» Set exercise: Retype only what runs from the beginning of the data through the line with "const seriesNames = ['N= 6"; please omit the pictures and keep every line exact.

» Information supplied:

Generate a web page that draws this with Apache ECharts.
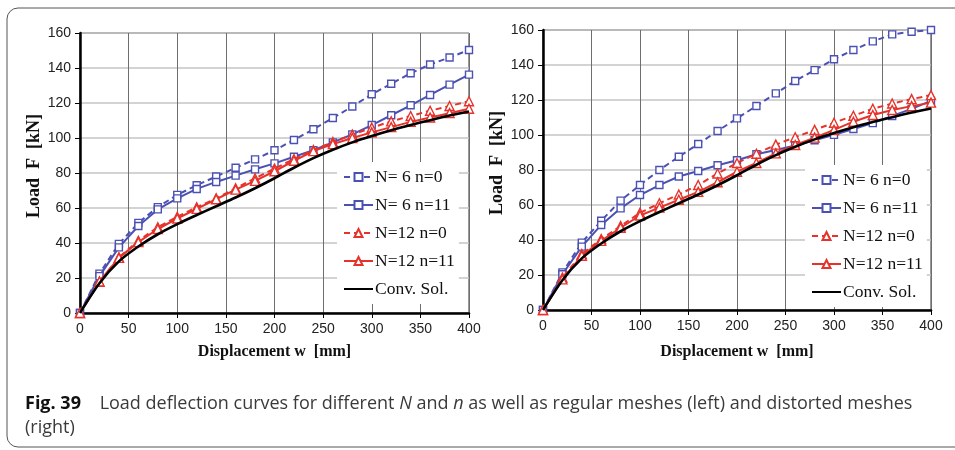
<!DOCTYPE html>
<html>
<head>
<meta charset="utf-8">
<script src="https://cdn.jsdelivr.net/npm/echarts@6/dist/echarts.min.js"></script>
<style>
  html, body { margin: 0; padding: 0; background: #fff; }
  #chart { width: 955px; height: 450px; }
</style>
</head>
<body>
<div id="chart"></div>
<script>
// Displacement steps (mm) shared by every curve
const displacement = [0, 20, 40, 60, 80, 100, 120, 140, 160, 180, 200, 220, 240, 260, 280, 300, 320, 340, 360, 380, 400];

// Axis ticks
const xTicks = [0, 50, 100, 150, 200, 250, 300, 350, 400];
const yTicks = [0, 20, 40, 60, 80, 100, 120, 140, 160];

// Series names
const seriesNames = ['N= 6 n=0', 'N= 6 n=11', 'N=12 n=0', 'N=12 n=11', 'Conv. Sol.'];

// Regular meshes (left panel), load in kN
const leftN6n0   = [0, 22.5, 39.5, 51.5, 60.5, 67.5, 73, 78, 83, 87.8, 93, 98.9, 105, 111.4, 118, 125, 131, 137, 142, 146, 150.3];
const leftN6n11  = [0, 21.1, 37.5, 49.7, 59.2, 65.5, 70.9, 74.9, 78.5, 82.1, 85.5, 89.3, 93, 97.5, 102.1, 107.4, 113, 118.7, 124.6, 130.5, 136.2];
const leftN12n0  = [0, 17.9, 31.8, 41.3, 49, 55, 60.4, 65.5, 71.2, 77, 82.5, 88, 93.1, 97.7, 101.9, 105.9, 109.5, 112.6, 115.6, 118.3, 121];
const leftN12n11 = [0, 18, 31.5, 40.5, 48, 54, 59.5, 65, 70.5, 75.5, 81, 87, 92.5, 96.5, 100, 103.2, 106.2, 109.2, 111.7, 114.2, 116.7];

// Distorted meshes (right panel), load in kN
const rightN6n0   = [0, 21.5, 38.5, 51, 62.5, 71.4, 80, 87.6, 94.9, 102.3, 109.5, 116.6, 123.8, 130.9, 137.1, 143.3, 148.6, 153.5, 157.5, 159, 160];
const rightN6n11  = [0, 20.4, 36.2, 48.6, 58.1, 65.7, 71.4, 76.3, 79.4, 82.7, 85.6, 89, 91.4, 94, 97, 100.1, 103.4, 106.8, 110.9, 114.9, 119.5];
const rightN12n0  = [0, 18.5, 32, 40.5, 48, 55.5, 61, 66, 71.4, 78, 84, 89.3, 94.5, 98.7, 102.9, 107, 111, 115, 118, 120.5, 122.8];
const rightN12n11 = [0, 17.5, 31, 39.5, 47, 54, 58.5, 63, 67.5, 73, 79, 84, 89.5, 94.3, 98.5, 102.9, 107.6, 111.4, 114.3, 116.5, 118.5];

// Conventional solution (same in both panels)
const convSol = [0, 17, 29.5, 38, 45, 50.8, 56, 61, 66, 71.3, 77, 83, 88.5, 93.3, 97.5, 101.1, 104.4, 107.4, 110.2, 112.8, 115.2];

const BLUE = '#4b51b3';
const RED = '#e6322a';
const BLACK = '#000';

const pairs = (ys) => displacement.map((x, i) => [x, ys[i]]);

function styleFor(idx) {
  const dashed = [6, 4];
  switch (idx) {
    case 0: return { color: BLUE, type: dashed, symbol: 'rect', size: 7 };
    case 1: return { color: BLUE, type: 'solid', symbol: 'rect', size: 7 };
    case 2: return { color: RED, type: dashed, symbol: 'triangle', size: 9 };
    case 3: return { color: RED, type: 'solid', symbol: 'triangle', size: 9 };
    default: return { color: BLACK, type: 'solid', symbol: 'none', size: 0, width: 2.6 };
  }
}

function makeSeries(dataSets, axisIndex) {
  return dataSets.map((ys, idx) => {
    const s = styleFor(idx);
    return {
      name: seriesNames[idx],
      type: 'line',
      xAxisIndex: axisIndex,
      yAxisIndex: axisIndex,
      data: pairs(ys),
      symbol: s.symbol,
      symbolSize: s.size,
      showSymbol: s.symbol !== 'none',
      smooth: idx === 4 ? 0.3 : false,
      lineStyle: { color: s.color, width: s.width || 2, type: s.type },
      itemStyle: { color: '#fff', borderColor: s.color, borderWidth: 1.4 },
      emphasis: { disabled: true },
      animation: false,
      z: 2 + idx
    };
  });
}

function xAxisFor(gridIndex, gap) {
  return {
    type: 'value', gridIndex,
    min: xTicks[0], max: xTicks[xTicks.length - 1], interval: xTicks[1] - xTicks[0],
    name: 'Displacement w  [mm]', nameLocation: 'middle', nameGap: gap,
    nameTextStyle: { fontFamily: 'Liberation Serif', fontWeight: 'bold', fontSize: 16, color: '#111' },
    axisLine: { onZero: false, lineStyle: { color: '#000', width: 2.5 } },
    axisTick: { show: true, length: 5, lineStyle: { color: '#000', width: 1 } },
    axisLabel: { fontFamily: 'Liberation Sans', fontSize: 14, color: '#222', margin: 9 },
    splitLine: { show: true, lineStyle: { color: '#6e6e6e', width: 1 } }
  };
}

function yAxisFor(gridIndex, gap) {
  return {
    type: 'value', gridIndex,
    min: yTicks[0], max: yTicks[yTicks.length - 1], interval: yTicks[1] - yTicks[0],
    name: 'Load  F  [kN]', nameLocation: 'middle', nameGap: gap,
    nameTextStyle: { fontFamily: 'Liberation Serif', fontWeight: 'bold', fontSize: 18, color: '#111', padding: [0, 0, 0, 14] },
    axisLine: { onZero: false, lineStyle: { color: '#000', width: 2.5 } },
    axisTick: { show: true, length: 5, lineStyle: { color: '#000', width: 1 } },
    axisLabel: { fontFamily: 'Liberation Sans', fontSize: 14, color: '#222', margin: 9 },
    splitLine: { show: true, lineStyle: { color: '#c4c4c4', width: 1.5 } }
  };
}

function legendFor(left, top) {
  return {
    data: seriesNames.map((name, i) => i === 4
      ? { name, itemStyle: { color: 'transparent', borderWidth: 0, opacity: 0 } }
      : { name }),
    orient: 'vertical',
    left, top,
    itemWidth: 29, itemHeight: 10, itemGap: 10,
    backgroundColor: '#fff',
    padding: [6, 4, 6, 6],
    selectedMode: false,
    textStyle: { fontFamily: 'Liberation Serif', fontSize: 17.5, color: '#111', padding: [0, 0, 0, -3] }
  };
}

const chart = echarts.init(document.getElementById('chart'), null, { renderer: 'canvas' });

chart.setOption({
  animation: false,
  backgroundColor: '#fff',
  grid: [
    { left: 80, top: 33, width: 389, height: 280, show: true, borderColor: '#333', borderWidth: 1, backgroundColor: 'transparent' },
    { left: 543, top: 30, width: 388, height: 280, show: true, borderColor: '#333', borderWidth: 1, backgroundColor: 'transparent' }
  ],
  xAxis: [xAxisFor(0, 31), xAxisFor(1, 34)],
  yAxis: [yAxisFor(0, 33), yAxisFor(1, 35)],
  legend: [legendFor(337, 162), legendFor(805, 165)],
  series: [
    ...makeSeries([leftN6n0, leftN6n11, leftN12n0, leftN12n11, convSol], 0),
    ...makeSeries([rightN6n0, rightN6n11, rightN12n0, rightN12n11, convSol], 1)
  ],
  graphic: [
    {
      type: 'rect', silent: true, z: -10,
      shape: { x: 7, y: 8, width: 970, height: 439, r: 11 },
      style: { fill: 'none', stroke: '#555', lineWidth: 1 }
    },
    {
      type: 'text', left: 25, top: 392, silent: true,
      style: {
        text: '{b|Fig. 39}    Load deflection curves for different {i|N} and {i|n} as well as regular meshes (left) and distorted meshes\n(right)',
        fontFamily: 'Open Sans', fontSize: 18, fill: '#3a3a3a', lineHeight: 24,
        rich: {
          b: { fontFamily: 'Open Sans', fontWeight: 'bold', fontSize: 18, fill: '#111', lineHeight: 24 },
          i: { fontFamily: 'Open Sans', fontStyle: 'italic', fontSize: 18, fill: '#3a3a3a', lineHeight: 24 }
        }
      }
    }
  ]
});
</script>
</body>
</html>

» Worked answer:
Generate a web page that draws this with Apache ECharts.
<!DOCTYPE html>
<html>
<head>
<meta charset="utf-8">
<script src="https://cdn.jsdelivr.net/npm/echarts@6/dist/echarts.min.js"></script>
<style>
  html, body { margin: 0; padding: 0; background: #fff; }
  #chart { width: 955px; height: 450px; }
</style>
</head>
<body>
<div id="chart"></div>
<script>
// Displacement steps (mm) shared by every curve
const displacement = [0, 20, 40, 60, 80, 100, 120, 140, 160, 180, 200, 220, 240, 260, 280, 300, 320, 340, 360, 380, 400];

// Axis ticks
const xTicks = [0, 50, 100, 150, 200, 250, 300, 350, 400];
const yTicks = [0, 20, 40, 60, 80, 100, 120, 140, 160];

// Series names
const seriesNames = ['N= 6 n=0', 'N= 6 n=11', 'N=12 n=0', 'N=12 n=11', 'Conv. Sol.'];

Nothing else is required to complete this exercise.